### STORED ROWS
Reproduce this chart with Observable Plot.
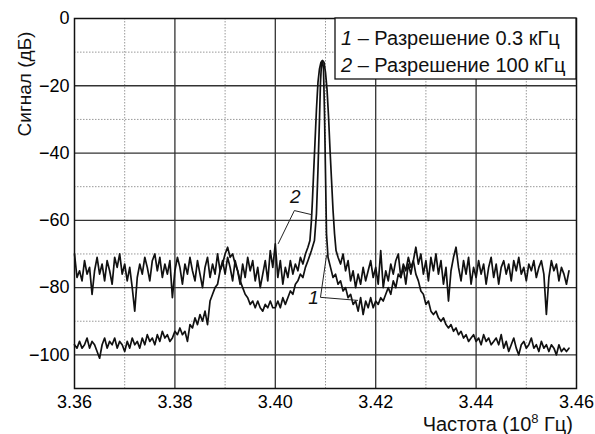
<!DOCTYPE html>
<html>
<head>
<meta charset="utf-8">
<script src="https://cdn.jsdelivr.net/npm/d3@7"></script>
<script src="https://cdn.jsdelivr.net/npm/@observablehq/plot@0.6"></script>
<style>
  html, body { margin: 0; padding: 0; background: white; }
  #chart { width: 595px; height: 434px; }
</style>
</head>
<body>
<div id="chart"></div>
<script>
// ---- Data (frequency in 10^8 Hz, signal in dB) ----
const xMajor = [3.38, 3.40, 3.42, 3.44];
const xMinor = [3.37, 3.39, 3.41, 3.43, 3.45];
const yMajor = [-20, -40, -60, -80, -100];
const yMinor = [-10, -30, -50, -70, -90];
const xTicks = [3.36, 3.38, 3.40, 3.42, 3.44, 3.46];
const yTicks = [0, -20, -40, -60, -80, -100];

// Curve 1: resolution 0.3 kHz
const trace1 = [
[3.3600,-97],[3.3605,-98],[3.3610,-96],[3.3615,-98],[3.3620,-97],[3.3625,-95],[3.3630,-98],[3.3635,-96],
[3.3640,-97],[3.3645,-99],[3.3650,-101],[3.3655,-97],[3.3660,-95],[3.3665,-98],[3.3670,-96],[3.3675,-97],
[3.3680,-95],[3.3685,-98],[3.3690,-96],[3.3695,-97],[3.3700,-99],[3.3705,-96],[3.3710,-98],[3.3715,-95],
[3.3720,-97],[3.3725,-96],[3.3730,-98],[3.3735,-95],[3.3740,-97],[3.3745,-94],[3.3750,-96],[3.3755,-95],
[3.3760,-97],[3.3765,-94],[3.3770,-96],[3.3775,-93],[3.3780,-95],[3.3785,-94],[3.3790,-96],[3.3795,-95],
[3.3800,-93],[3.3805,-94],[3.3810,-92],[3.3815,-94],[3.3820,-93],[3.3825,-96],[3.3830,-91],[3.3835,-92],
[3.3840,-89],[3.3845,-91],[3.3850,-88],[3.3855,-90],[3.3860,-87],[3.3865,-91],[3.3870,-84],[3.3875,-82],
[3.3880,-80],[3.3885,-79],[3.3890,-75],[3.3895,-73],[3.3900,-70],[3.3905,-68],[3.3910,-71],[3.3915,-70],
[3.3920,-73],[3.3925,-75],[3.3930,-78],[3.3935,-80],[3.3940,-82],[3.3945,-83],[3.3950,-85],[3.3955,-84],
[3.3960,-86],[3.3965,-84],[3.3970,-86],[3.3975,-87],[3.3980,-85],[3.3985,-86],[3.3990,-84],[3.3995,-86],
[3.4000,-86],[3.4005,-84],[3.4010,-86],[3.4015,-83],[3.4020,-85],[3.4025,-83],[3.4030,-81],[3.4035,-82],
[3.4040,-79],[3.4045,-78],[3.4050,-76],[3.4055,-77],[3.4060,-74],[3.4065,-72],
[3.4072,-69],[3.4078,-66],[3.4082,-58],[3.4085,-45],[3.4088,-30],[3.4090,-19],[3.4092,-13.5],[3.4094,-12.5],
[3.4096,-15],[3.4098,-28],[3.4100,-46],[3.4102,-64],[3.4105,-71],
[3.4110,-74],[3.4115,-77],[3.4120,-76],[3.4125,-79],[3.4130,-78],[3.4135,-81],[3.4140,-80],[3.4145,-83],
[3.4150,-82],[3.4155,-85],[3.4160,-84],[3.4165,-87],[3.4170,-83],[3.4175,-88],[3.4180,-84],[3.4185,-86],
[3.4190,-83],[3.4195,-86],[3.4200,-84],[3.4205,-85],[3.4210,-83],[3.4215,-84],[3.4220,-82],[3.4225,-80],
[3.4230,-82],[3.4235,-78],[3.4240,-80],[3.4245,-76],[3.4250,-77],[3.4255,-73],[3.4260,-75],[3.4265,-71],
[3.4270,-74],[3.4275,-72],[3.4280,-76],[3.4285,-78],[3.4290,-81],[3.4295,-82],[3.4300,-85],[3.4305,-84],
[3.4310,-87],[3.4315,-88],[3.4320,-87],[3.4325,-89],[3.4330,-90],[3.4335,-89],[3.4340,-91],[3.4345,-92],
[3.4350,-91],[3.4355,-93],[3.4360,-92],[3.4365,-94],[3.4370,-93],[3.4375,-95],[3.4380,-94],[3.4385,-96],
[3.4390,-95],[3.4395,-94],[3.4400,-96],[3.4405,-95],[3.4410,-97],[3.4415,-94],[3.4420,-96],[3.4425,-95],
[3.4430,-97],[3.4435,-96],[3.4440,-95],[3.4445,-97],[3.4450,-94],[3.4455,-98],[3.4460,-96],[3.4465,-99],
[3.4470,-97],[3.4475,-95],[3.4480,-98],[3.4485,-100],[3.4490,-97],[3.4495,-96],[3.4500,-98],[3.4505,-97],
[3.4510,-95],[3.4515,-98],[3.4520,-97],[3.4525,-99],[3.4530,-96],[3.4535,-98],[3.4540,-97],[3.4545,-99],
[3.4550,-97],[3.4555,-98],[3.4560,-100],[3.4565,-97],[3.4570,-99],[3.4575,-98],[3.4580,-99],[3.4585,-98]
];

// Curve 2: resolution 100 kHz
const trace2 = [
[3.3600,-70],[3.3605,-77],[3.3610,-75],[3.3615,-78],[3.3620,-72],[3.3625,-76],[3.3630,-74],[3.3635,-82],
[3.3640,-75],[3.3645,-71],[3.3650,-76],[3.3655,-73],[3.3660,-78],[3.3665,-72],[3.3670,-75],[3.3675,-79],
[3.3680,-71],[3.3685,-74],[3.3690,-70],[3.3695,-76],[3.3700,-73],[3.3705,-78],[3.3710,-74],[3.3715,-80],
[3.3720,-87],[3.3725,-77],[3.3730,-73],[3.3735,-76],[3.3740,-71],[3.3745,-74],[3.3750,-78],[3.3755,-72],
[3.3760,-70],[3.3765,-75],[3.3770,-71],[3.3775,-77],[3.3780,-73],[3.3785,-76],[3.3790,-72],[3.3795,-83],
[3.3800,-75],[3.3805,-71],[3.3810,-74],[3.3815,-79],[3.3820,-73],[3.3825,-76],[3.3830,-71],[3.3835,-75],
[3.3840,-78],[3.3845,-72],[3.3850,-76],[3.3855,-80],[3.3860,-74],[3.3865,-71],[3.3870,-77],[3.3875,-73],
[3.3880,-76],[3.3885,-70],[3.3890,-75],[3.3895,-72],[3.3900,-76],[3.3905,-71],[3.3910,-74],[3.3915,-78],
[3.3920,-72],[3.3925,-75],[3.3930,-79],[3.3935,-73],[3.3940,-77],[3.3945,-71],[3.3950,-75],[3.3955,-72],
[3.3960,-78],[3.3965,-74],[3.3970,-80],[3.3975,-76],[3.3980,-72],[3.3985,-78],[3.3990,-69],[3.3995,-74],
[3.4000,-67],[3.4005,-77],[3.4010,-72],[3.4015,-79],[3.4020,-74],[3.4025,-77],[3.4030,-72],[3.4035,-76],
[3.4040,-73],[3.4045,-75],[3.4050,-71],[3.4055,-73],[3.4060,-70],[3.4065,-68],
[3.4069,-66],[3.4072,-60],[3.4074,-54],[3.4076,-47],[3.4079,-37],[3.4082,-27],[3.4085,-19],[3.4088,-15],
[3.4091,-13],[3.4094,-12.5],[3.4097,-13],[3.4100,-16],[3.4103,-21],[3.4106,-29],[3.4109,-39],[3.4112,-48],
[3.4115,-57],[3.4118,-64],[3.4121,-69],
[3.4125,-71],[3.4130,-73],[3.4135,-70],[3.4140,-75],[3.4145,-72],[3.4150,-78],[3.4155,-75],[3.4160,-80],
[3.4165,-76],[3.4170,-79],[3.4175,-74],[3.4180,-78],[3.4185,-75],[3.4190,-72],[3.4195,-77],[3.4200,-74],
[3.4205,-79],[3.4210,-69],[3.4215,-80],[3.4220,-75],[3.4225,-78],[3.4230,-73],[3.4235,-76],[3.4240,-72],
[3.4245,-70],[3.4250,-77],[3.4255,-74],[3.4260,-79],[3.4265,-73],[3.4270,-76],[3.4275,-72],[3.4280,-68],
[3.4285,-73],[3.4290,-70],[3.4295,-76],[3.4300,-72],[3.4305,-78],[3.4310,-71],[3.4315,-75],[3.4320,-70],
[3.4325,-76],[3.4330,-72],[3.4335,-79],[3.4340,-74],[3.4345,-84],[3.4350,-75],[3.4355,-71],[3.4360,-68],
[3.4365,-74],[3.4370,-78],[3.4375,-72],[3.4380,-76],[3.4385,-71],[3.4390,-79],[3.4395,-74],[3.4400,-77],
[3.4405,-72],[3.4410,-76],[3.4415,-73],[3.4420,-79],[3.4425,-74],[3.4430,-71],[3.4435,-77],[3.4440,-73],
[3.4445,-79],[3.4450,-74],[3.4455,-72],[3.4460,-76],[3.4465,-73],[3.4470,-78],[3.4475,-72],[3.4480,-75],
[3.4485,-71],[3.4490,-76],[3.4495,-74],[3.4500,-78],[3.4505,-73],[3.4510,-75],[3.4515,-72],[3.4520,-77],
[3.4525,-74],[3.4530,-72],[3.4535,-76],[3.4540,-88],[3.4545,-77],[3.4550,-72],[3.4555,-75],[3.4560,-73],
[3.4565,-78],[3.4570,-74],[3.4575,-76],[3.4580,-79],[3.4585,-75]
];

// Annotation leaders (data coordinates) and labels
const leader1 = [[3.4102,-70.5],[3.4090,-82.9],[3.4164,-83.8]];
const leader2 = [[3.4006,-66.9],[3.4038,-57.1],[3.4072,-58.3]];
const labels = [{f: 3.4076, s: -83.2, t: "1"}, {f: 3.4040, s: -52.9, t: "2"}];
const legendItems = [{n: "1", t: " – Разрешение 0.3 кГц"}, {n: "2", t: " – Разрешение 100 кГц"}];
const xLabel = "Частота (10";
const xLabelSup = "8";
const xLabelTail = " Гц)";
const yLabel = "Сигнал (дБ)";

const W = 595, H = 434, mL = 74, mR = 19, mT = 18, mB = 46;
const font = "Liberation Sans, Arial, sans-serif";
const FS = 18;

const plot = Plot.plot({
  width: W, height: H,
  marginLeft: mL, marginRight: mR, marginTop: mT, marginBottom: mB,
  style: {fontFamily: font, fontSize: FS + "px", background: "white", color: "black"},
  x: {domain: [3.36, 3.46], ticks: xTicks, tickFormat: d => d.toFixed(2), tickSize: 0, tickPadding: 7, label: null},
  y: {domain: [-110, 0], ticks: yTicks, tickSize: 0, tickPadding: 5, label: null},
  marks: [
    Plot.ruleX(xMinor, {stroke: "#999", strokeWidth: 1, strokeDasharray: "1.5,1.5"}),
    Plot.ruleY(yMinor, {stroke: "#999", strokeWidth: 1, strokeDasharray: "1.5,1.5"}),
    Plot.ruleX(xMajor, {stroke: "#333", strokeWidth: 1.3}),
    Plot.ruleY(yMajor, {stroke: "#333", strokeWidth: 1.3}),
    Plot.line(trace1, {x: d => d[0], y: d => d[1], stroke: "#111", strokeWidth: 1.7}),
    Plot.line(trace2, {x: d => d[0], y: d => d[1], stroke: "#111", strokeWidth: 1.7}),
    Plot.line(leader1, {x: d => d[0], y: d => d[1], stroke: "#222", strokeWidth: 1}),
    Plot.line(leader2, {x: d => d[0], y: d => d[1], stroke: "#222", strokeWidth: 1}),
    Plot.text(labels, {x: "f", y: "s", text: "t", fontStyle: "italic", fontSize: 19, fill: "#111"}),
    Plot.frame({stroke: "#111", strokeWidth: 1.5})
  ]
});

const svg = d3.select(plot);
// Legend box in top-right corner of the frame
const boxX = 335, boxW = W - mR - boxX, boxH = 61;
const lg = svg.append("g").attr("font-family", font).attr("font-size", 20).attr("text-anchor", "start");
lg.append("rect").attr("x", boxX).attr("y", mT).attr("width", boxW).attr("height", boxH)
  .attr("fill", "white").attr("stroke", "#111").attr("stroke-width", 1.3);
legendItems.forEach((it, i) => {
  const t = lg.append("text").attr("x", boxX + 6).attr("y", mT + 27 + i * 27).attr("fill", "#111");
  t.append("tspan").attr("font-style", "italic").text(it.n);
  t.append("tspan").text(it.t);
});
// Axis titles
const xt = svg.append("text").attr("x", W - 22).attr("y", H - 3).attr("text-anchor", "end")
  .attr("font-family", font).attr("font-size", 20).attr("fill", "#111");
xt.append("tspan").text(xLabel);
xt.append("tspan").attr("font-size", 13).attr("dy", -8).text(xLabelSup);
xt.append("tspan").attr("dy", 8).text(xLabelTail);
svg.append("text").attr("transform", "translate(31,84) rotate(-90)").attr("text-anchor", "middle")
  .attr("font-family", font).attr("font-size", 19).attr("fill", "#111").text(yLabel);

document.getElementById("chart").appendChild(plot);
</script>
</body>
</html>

==

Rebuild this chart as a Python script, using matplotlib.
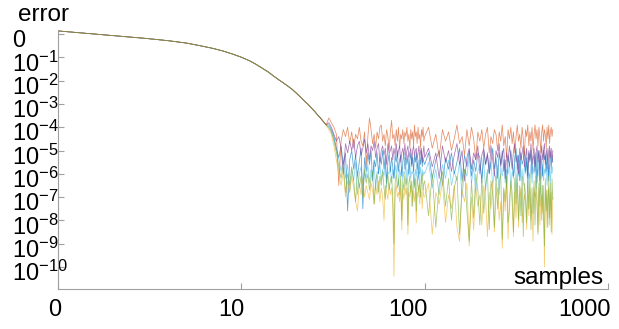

### TASK PROMPT
List every line in the records above that contains the word "chart".

### RESULT
Reproduce this chart with Observable Plot.
  #chart { width: 595px; height: 434px; }
<div id="chart"></div>
document.getElementById("chart").appendChild(plot);
Rebuild this chart as a Python script, using matplotlib.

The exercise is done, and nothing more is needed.